A new loan in the market is turning heads and could set a new trend in loans against gold in the market. Kerala Fashion Jewellery (KFJ) has introduced an innovative scheme called the GL Plus loan. The way this loan works could help solve a few problems that the jewellers have been facing. At the same time, customers stand to benefit from this scheme.
What happened earlier
A couple of years back, the Central Government levied restrictions on gold imports. This led to a shortage of gold supply in India. Jewellers resorted to providing incentives to their customers to trade in their gold for cash. They even offered rates higher than the prevailing rate for customers to bring in their old gold. Incentives of Rs.50 to Rs.100 on each gram were offered.
What’s happening now
Earier in 2016, the Government had proposed to levy excise duty on non-silver jewellery. This led to a nationwide strike by the jewellers. The strike was eventually called off and the Government was forced to reconsider its plans. Currently, many of the restrictions have been lifted in comparison to three years ago. But jewellers still face a number of woes as the domestic market price of gold stands at 2.5% to 3% lower than the prices in the global markets. This means importing gold is more expensive than selling the gold in the country. This gap indicates trouble for jewellers who source their gold from importing banks who in turn buy their gold at higher rates of the London Bullion Market Association (LBMA).
What’s next
The new interest-free gold loan offered by the Chennai-based jewellery could change the current situation. The GL Plus loan is a product of Gold Concepts, a consultancy company with a mission to help jewellers grow their businesses and help the common man invest wisely in gold. If this initiative works well, other jewellers may climb on board. With this scheme, both the jewellery and the customer stand to benefit.
How it works
A customer can pledge their gold and get a loan worth 70% of the gold pledged. For example, if you pledge 10 grams of gold, your loan will be sanctioned for the value of 7 grams. Every month you will have to repay about 0.58 grams. The loan will be available in tenures of 12, 24, 36, 48 or 60 months. Here’s the catch, when you repay your loan, you will be repaying it at the rate of gold in that month. If the rates are lower, your instalment will be low and you stand to benefit. But on the flipside, you also stand to lose if the rates are high, but that’s the risk you have to bear. Once you have repaid your loan, you can redeem your gold in the form of new jewellery from KFJ. Your old jewellery will no longer be available as it will be melted and used to make new jewellery. This may not please some people, but another good catch here is that there are no wastage or making charges on the new jewellery. If you pre-close the loan, then there will be wastage and making charges levied.
How the jeweller benefits
As a jeweller, you will get a better supply of gold for your business. The monthly installments paid by the loan borrower also adds to the working capital. Though the loan is interest-free, there is a processing fee applicable. The value of the loan is determined after removing any stones and the gold is weighed. Melting charges for loss of gold while melting will also be applicable to the customer.
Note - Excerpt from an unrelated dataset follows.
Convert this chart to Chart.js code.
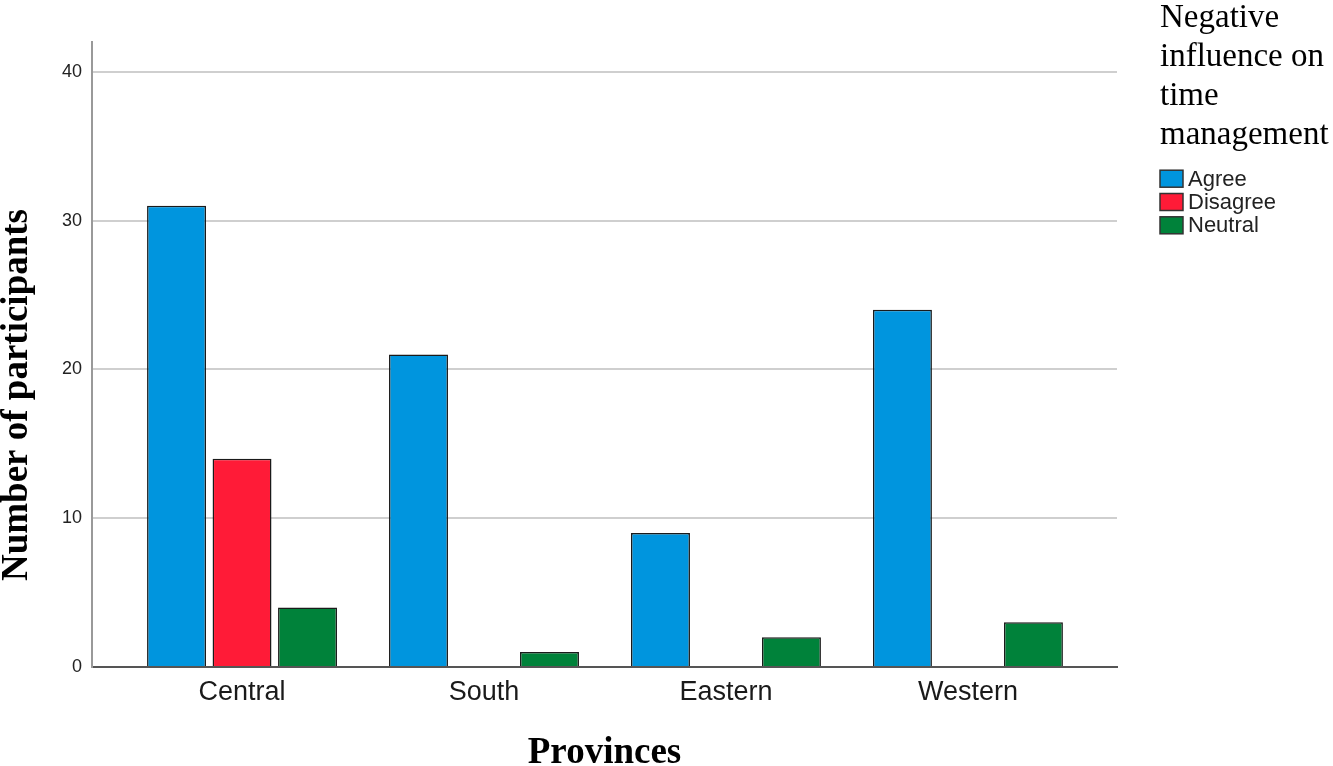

If jewellers source their gold from banks, they get a credit term of 6 months with an interest rate of 3% to 4%. Banks require a guarantee and a mandatory deposit to be maintained. This is usually 30% of the gold sourced. This leads to an increase in the cost of sourcing gold. If the rates in the domestic market fall lower than the bank rate, jewellers face a loss. On the other hand, if jewellers source their gold from customers through gold loans, they don’t need to keep a safety deposit from the pledged gold. The whole amount of gold pledged can be used. Furthermore, they don’t have to pay any interest to the customer.
According to reports on gold supply, the domestic market is facing a world of trouble in meeting demand. Gold sourced from mine production and old gold amounts to 10% of the domestic market supply. The rest of the gold is sourced through imports. This new scheme could give recycled old gold a boost in the market.